Searching for a way to bring a final end to the strike, Anselm Forum, a Gary-based community organization dedicated to social harmony, helped bring Frank Sinatra to the school to perform and talk with the students about racial tension in the city. While many students appeared attentive and understanding of Sinatra’s calls for peace and an end to racial discrimination, the striking committee refused to back down.

Frank Sinatra meets with members of Anselm Youth Forum, Gary ROTC, and Froebel students, 1945. Photo courtesy of Associated Press, via Hoboken Historical Museum Online Collections Database.

It was not until November 12, when State Superintendent of Public Instruction Clement T. Malan agreed to study conditions at Froebel that the striking students returned to classes. Even then, some mothers of the parents’ committee continued to oppose the students’ return.

Racial tension continued even after the strikes ended in November 1945. By the spring of 1946, students at Froebel threatened to go on strike again, but were stopped by the Gary school board and Froebel student council. Newspapers reported that the leaders of the previous strikes, in union with Froebel’s black students, issued an anti-strike statement in March 1946. In this statement, they encouraged the Gary school board to issue a policy to end discrimination in all of Gary’s public schools.

Due in large part to the “hate strikes” at Froebel, the Gary Board of Education adopted a policy on August 27, 1946, to end segregation and discrimination in the city’s public schools. Scheduled to go into full effect by September 1, 1947, the policy read:

Children under the jurisdiction of the Gary public schools shall not be discriminated against in the school districts in which they live, or within the school which they attend, because of race, color or religion.

Courtesy of the Indiana Historical Society

In accordance with the policy, Gary’s public schoolchildren would attend the school nearest them and would be given equal opportunity “in the classroom and in all other school activities.” According to historian Ronald Cohen, the decision made Gary “one of the first northern cities to officially integrate its schools.” In 1949, the Indiana General Assembly passed a law to abolish segregation in the state’s public schools. The law required that schools discontinue enrollment on the basis of race, creed, or color of students.

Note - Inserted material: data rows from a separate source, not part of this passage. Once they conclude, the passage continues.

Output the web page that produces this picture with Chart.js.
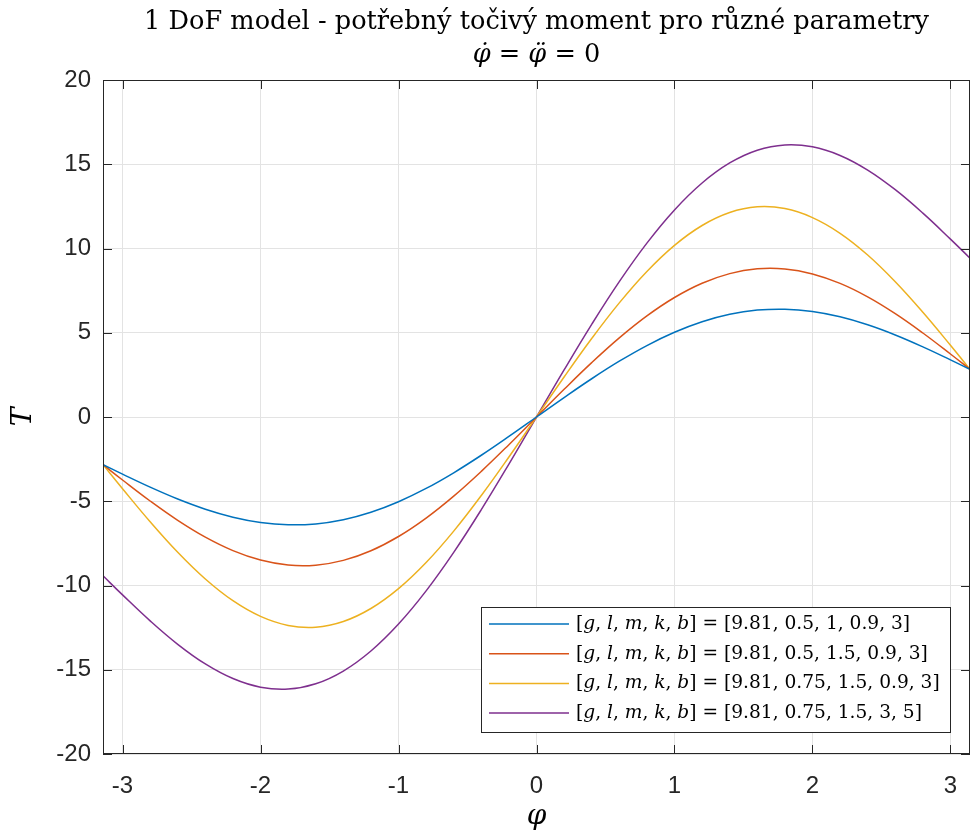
<!DOCTYPE html>
<html>
<head>
<meta charset="utf-8">
<script src="https://cdn.jsdelivr.net/npm/chart.js@4"></script>
<style>
html, body { margin: 0; padding: 0; background: #fff; }
</style>
</head>
<body>
<canvas id="myChart" width="971" height="836"></canvas>
<script>
// phi values (x axis)
const phi = [-3.1416, -3.0, -2.8, -2.6, -2.4, -2.2, -2.0, -1.8, -1.6, -1.4, -1.2, -1.0, -0.8, -0.6, -0.4, -0.2,
  0, 0.2, 0.4, 0.6, 0.8, 1.0, 1.2, 1.4, 1.6, 1.8, 2.0, 2.2, 2.4, 2.6, 2.8, 3.0, 3.1416];

// torque T for each parameter set
const T1 = [-2.827, -3.392, -4.163, -4.869, -5.473, -5.946, -6.260, -6.397, -6.343, -6.094, -5.652, -5.027, -4.239, -3.310, -2.270, -1.154,
  0, 1.154, 2.270, 3.310, 4.239, 5.027, 5.652, 6.094, 6.343, 6.397, 6.260, 5.946, 5.473, 4.869, 4.163, 3.392, 2.827];
const T2 = [-2.827, -3.738, -4.985, -6.133, -7.130, -7.929, -8.490, -8.785, -8.794, -8.510, -7.938, -7.091, -5.998, -4.694, -3.225, -1.642,
  0, 1.642, 3.225, 4.694, 5.998, 7.091, 7.938, 8.510, 8.794, 8.785, 8.490, 7.929, 7.130, 6.133, 4.985, 3.738, 2.827];
const T3 = [-2.827, -4.257, -6.217, -8.029, -9.615, -10.903, -11.835, -12.368, -12.472, -12.136, -11.366, -10.187, -8.637, -6.772, -4.658, -2.373,
  0, 2.373, 4.658, 6.772, 8.637, 10.187, 11.366, 12.136, 12.472, 12.368, 11.835, 10.903, 9.615, 8.029, 6.217, 4.257, 2.827];
const T4 = [-9.425, -10.557, -12.097, -13.489, -14.655, -15.523, -16.035, -16.148, -15.832, -15.076, -13.886, -12.287, -10.317, -8.032, -5.498, -2.793,
  0, 2.793, 5.498, 8.032, 10.317, 12.287, 13.886, 15.076, 15.832, 16.148, 16.035, 15.523, 14.655, 13.489, 12.097, 10.557, 9.425];

const paramValues = ["9.81, 0.5, 1, 0.9, 3", "9.81, 0.5, 1.5, 0.9, 3", "9.81, 0.75, 1.5, 0.9, 3", "9.81, 0.75, 1.5, 3, 5"];
const colors = ["#0072BD", "#D95319", "#EDB120", "#7E2F8E"];
const xTicks = [-3, -2, -1, 0, 1, 2, 3];
const yTicks = [-20, -15, -10, -5, 0, 5, 10, 15, 20];

const titleText = "1 DoF model - potřebný točivý moment pro různé parametry";
const axisCol = "#262626";
const serif = "'DejaVu Serif'";

function pts(ys) { return phi.map((x, i) => ({ x: x, y: ys[i] })); }

// draws a list of [text, italic] pieces starting at x
function drawPieces(ctx, pieces, x, y, size) {
  pieces.forEach(p => {
    ctx.font = (p[1] ? "italic " : "") + size + "px " + serif;
    ctx.fillText(p[0], x, y);
    x += ctx.measureText(p[0]).width;
  });
  return x;
}
function piecesWidth(ctx, pieces, size) {
  let w = 0;
  pieces.forEach(p => {
    ctx.font = (p[1] ? "italic " : "") + size + "px " + serif;
    w += ctx.measureText(p[0]).width;
  });
  return w;
}
function legendPieces(vals) {
  return [["[", 0], ["g", 1], [", ", 0], ["l", 1], [", ", 0], ["m", 1], [", ", 0], ["k", 1], [", ", 0], ["b", 1], ["] = [" + vals + "]", 0]];
}

const decor = {
  id: "decor",
  afterDraw(chart) {
    const ctx = chart.ctx;
    const a = chart.chartArea;
    const xs = chart.scales.x, ys = chart.scales.y;
    ctx.save();

    // box + inward ticks
    ctx.strokeStyle = axisCol;
    ctx.lineWidth = 1;
    ctx.strokeRect(a.left + 0.5, a.top + 0.5, a.right - a.left - 1, a.bottom - a.top - 1);
    ctx.beginPath();
    xTicks.forEach(v => {
      const px = Math.round(xs.getPixelForValue(v)) + 0.5;
      ctx.moveTo(px, a.bottom); ctx.lineTo(px, a.bottom - 9);
      ctx.moveTo(px, a.top); ctx.lineTo(px, a.top + 9);
    });
    yTicks.forEach(v => {
      const py = Math.round(ys.getPixelForValue(v)) + 0.5;
      ctx.moveTo(a.left, py); ctx.lineTo(a.left + 9, py);
      ctx.moveTo(a.right, py); ctx.lineTo(a.right - 9, py);
    });
    ctx.stroke();

    // title
    ctx.fillStyle = "#000";
    ctx.textBaseline = "middle";
    ctx.textAlign = "center";
    let ts = 24;
    ctx.font = ts + "px " + serif;
    ts = ts * 785 / ctx.measureText(titleText).width;
    ctx.font = ts + "px " + serif;
    const cx = (a.left + a.right) / 2;
    ctx.fillText(titleText, cx, 22);
    ctx.textAlign = "left";
    const sub = [["\u03C6\u0307", 1], [" = ", 0], ["\u03C6\u0308", 1], [" = 0", 0]];
    const sw = piecesWidth(ctx, sub, ts);
    drawPieces(ctx, sub, cx - sw / 2, 55, ts);

    // axis labels
    ctx.textAlign = "center";
    ctx.font = "italic 28px " + serif;
    ctx.fillText("\u03C6", cx, 817);
    ctx.save();
    ctx.translate(24, (a.top + a.bottom) / 2);
    ctx.rotate(-Math.PI / 2);
    ctx.fillText("T", 0, 0);
    ctx.restore();

    // legend
    const lx = 481, ly = 607, lw = 469, lh = 125;
    ctx.fillStyle = "#fff";
    ctx.fillRect(lx, ly, lw, lh);
    ctx.strokeStyle = axisCol;
    ctx.strokeRect(lx + 0.5, ly + 0.5, lw, lh);
    let fs = 20;
    fs = fs * 364 / piecesWidth(ctx, legendPieces(paramValues[2]), fs);
    ctx.textAlign = "left";
    paramValues.forEach((vals, i) => {
      const ry = 624 + i * 29.7;
      ctx.strokeStyle = colors[i];
      ctx.lineWidth = 1.5;
      ctx.beginPath();
      ctx.moveTo(489, ry); ctx.lineTo(569, ry);
      ctx.stroke();
      ctx.fillStyle = "#000";
      drawPieces(ctx, legendPieces(vals), 576, ry, fs);
    });
    ctx.restore();
  }
};

const tickFont = { family: "'Liberation Sans', Arial, sans-serif", size: 24 };

new Chart(document.getElementById("myChart").getContext("2d"), {
  type: "line",
  data: {
    datasets: [T1, T2, T3, T4].map((ys, i) => ({
      label: paramValues[i],
      data: pts(ys),
      borderColor: colors[i],
      backgroundColor: colors[i],
      borderWidth: 1.5,
      pointRadius: 0,
      tension: 0.4,
      fill: false
    }))
  },
  options: {
    responsive: false,
    animation: false,
    devicePixelRatio: 1,
    layout: { padding: { top: 80, right: 1, left: 0, bottom: 0 } },
    plugins: { legend: { display: false }, title: { display: false }, tooltip: { enabled: false } },
    scales: {
      x: {
        type: "linear",
        min: -Math.PI,
        max: Math.PI,
        afterBuildTicks: s => { s.ticks = xTicks.map(v => ({ value: v })); },
        afterFit: s => { s.height = 82; s.paddingLeft = 0; s.paddingRight = 0; },
        grid: { color: "#e3e3e3", drawTicks: false },
        border: { display: false },
        ticks: { font: tickFont, color: axisCol, padding: 18, maxRotation: 0 }
      },
      y: {
        min: -20,
        max: 20,
        afterBuildTicks: s => { s.ticks = yTicks.map(v => ({ value: v })); },
        afterFit: s => { s.width = 103; s.paddingTop = 0; s.paddingBottom = 0; },
        grid: { color: "#e3e3e3", drawTicks: false },
        border: { display: false },
        ticks: { font: tickFont, color: axisCol, padding: 12 }
      }
    }
  },
  plugins: [decor]
});
</script>
</body>
</html>
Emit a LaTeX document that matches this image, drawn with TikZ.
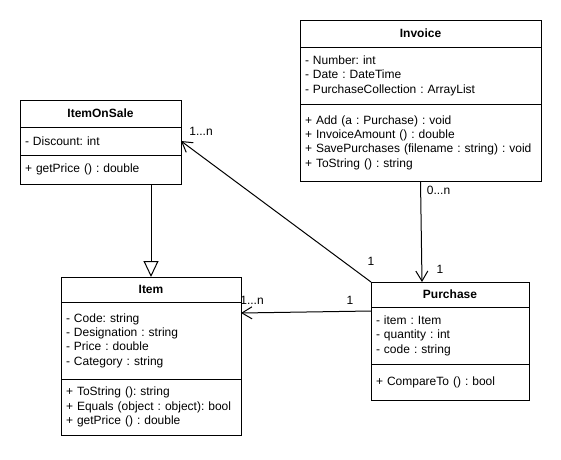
\documentclass[tikz,border=0pt]{standalone}
\usepackage{fontspec}
\setmainfont{Liberation Sans}
\usetikzlibrary{
arrows.meta,
positioning
}
\frenchspacing

\begin{document}
\begin{tikzpicture}[
    x=1pt, y=1pt,
    font=\fontsize{12}{14.4}\selectfont,
    classname/.style={draw, line width=1pt, outer sep=0pt, anchor=north west,
      font=\fontsize{12}{14.4}\selectfont\bfseries},
    classpart/.style={draw, line width=1pt, outer sep=0pt, align=left,
      inner xsep=5pt, inner ysep=2pt},
    assoc/.style={line width=1pt, -{Straight Barb[length=10pt,width=12pt]}},
    inherit/.style={line width=1pt, -{Triangle[open,length=16pt,width=15pt,fill=white]}},
    mult/.style={inner sep=0pt}]
  \useasboundingbox (0,0) rectangle (561,-459);
  % Invoice
  \node[classname, minimum width=241pt, minimum height=27pt] (inv) at (300,-20) {Invoice};
  \node[classpart, below=0pt of inv, text width=231pt, minimum height=57pt] (invA)
    {- Number: int\\- Date : DateTime\\- PurchaseCollection : ArrayList};
  \node[classpart, below=0pt of invA, text width=231pt, minimum height=77pt] (invM)
    {+ Add (a : Purchase) : void\\+ InvoiceAmount () : double\\
     + SavePurchases (filename : string) : void\\+ ToString () : string};
  % ItemOnSale
  \node[classname, minimum width=161pt, minimum height=27pt] (ios) at (20,-100) {ItemOnSale};
  \node[classpart, below=0pt of ios, text width=151pt, minimum height=28pt] (iosA)
    {- Discount: int};
  \node[classpart, below=0pt of iosA, text width=151pt, minimum height=29pt] (iosM)
    {+ getPrice () : double};
  % Item
  \node[classname, minimum width=180pt, minimum height=25pt] (item) at (61,-277) {Item};
  \node[classpart, below=0pt of item, text width=170pt, minimum height=77pt] (itemA)
    {- Code: string\\- Designation : string\\- Price : double\\- Category : string\\[5pt]};
  \node[classpart, below=0pt of itemA, text width=170pt, minimum height=56pt] (itemM)
    {+ ToString (): string\\+ Equals (object : object): bool\\+ getPrice () : double};
  % Purchase
  \node[classname, minimum width=158pt, minimum height=25pt] (purch) at (371,-282) {Purchase};
  \node[classpart, below=0pt of purch, text width=148pt, minimum height=57pt] (purchA)
    {- item : Item\\- quantity : int\\- code : string};
  \node[classpart, below=0pt of purchA, text width=148pt, minimum height=36pt] (purchM)
    {+ CompareTo () : bool};
  % relations
  \draw[inherit] (iosM.south -| item.north) -- (item.north);
  \draw[assoc] (invM.south) -- ([xshift=-28pt]purch.north)
      node[mult, at start, xshift=18pt, yshift=-9pt] {0...n}
      node[mult, at end, xshift=18pt, yshift=13pt] {1};
  \draw[assoc] (purch.north west) -- (iosA.east)
      node[mult, at start, yshift=21pt] {1}
      node[mult, at end, xshift=20pt, yshift=10pt] {1...n};
  \draw[assoc] ([yshift=-4pt]purchA.north west) -- ([yshift=-11pt]itemA.north east)
      node[mult, at start, xshift=-21pt, yshift=11pt] {1}
      node[mult, at end, xshift=11pt, yshift=13pt] {1...n};
\end{tikzpicture}
\end{document}
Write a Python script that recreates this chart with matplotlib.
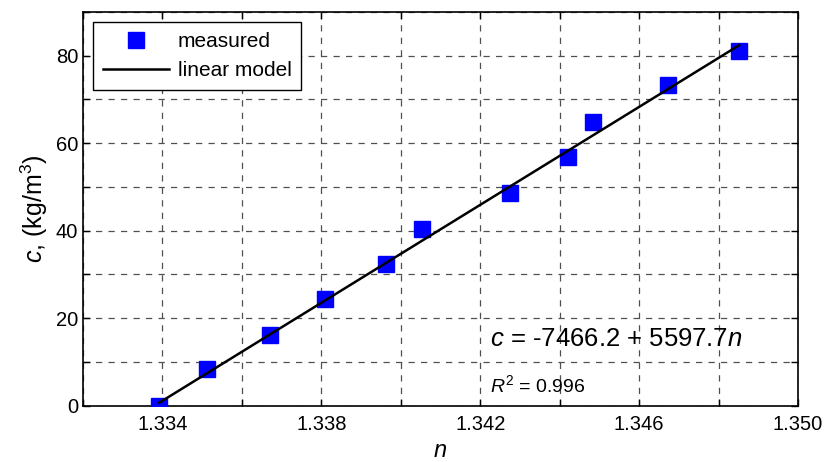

Despite these measures however, discrimination in the Gary public school system did not disappear. Because of segregated residential patterns, few black students transferred to previously all-white institutions. The 1950s saw a resurgence in de facto segregation in the city as the black population there continued to grow and fill already overcrowded black schools.

Froebel School state historical marker. Installed in Gary in 2014 at 15th Avenue and Madison St.